> **Exercise materials**:
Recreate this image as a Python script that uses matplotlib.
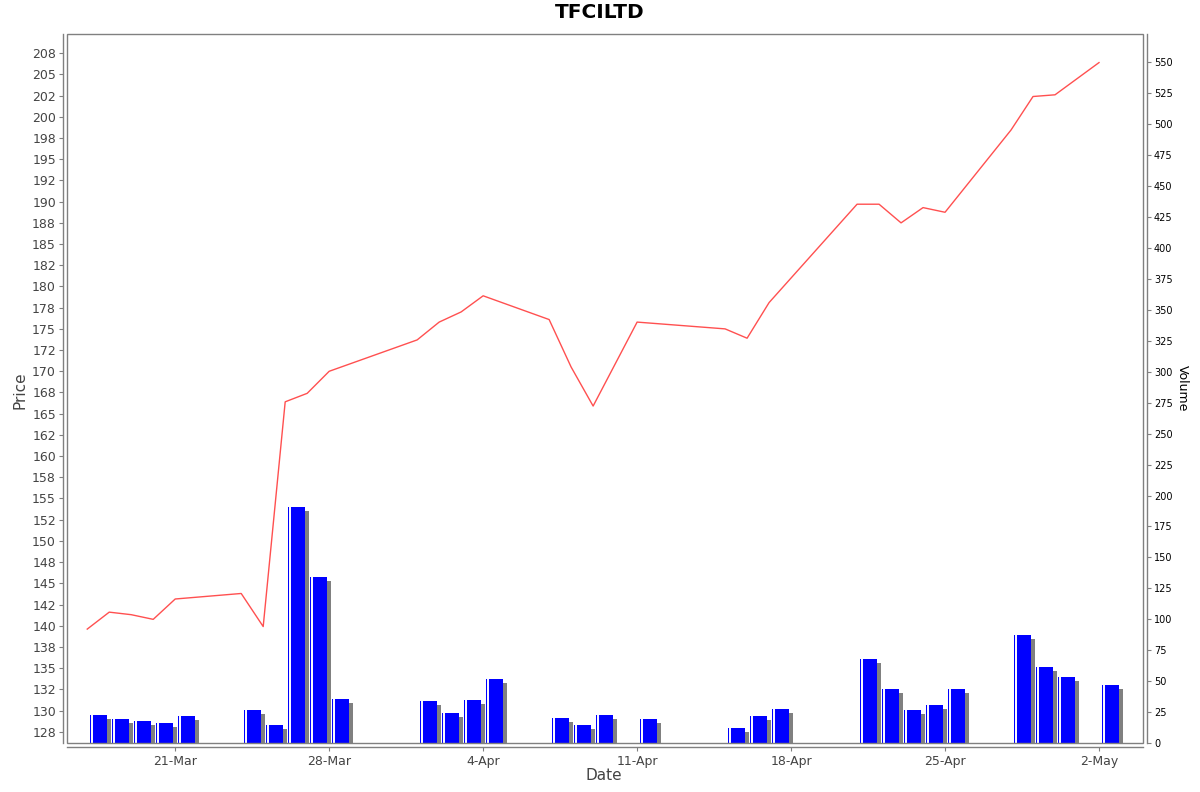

--

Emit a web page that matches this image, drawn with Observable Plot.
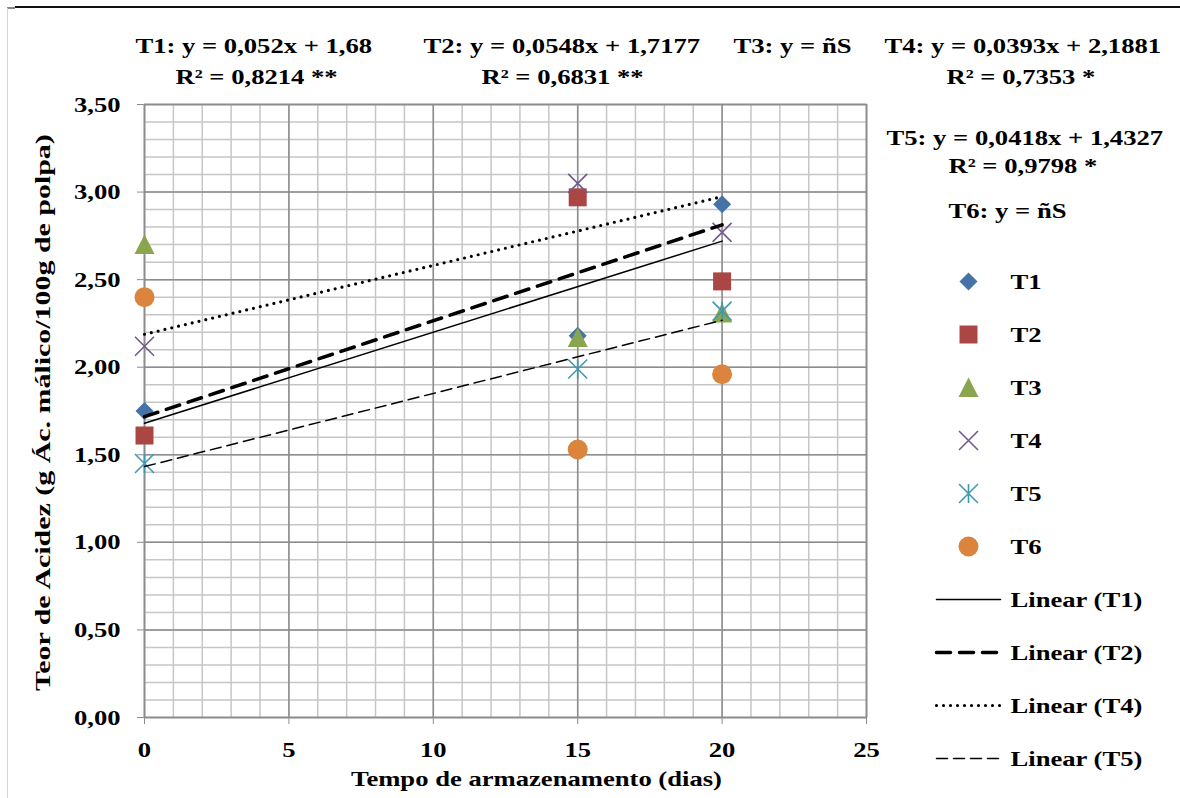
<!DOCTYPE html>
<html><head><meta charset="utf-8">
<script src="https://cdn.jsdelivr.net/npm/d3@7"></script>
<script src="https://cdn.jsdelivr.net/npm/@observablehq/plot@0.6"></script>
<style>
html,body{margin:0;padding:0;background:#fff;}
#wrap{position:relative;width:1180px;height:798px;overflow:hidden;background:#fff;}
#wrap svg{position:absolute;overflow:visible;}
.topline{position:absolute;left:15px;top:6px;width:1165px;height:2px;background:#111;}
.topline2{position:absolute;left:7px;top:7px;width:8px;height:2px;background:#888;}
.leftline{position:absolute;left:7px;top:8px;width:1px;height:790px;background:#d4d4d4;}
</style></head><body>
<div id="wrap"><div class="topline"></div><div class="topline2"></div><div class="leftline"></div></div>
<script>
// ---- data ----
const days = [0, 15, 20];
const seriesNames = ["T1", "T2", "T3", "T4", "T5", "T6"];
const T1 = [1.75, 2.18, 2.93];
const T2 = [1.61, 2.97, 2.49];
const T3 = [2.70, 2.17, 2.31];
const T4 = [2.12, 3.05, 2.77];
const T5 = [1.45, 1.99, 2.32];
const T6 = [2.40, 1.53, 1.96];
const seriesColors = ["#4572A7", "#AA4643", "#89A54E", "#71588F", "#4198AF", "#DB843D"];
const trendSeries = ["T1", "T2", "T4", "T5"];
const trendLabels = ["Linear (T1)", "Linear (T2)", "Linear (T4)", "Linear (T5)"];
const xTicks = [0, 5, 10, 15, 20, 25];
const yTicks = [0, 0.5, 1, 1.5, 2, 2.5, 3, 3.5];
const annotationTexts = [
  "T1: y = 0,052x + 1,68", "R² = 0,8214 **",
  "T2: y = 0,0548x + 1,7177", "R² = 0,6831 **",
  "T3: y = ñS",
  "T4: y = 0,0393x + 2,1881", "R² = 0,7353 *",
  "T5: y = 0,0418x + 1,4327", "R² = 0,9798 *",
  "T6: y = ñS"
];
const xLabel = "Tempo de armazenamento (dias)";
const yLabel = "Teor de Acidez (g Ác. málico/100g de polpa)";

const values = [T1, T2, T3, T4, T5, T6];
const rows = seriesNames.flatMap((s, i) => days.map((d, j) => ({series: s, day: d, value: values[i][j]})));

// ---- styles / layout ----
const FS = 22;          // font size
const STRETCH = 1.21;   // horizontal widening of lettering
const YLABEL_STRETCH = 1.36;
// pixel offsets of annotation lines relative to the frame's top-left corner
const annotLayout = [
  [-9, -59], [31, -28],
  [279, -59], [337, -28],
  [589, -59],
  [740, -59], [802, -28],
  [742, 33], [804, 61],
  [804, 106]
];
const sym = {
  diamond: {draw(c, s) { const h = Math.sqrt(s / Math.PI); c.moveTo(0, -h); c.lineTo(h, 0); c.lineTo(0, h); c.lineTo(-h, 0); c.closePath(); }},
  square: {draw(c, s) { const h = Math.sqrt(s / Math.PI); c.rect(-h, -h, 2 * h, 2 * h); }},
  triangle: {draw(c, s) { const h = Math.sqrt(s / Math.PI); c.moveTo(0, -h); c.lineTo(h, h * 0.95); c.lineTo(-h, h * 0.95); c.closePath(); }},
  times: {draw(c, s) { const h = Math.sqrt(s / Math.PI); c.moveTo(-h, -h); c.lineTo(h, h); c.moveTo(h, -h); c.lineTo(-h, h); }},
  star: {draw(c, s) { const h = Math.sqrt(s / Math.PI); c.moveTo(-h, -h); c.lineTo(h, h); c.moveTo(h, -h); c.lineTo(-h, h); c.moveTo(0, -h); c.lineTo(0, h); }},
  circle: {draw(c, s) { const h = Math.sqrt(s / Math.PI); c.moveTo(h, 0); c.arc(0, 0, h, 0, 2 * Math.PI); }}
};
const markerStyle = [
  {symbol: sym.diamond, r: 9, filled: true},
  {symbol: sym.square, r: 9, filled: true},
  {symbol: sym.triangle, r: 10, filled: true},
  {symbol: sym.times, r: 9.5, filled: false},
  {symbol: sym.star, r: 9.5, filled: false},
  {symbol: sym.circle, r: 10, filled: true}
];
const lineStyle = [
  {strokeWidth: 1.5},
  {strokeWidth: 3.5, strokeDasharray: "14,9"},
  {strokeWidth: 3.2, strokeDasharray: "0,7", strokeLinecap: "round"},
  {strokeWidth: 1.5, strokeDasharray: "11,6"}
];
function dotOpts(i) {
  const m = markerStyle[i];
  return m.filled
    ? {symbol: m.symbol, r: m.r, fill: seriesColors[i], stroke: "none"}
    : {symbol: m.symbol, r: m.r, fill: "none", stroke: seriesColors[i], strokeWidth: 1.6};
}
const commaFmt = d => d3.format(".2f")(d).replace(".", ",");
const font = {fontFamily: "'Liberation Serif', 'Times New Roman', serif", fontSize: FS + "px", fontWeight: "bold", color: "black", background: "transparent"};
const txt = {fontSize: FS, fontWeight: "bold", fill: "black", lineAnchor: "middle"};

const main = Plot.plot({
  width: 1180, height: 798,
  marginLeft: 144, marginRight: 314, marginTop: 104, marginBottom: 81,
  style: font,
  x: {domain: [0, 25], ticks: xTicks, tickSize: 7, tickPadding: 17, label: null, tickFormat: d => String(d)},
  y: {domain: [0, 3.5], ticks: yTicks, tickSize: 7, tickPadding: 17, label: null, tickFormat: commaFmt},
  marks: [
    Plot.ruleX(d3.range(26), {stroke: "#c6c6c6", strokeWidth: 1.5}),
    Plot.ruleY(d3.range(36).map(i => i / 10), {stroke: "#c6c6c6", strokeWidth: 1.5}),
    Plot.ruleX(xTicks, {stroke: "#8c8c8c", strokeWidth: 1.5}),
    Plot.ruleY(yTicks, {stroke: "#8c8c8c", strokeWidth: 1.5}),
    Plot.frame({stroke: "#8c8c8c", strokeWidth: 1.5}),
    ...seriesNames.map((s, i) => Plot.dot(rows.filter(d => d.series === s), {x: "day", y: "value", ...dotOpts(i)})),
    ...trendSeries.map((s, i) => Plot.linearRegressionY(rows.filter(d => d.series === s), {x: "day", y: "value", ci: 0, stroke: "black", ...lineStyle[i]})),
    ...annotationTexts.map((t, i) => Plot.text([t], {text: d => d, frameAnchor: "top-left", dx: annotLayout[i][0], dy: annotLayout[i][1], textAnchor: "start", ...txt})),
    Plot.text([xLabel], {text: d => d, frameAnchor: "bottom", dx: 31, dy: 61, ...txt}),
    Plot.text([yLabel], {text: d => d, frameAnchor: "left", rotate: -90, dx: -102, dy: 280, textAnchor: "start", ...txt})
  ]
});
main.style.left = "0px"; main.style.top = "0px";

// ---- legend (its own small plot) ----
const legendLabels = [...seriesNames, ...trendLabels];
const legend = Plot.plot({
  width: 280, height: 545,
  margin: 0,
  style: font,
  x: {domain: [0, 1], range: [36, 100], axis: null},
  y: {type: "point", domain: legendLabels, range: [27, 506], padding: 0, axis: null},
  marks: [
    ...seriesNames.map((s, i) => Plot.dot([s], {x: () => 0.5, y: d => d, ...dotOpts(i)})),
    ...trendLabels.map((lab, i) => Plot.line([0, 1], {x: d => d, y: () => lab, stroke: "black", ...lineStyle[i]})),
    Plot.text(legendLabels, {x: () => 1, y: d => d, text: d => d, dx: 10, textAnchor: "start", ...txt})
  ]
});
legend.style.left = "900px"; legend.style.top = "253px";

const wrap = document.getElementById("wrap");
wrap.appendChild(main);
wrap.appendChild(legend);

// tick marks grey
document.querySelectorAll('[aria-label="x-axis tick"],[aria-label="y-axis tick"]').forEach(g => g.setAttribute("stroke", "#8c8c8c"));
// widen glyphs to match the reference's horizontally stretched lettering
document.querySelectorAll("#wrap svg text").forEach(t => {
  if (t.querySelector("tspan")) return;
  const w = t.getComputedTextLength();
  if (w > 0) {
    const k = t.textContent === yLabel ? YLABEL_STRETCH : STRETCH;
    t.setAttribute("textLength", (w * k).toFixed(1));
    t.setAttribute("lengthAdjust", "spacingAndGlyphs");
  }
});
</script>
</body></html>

> **What is being asked**: Copy out every line of the data that includes the word "image".

> **Answer to this exercise**:
Recreate this image as a Python script that uses matplotlib.
Emit a web page that matches this image, drawn with Observable Plot.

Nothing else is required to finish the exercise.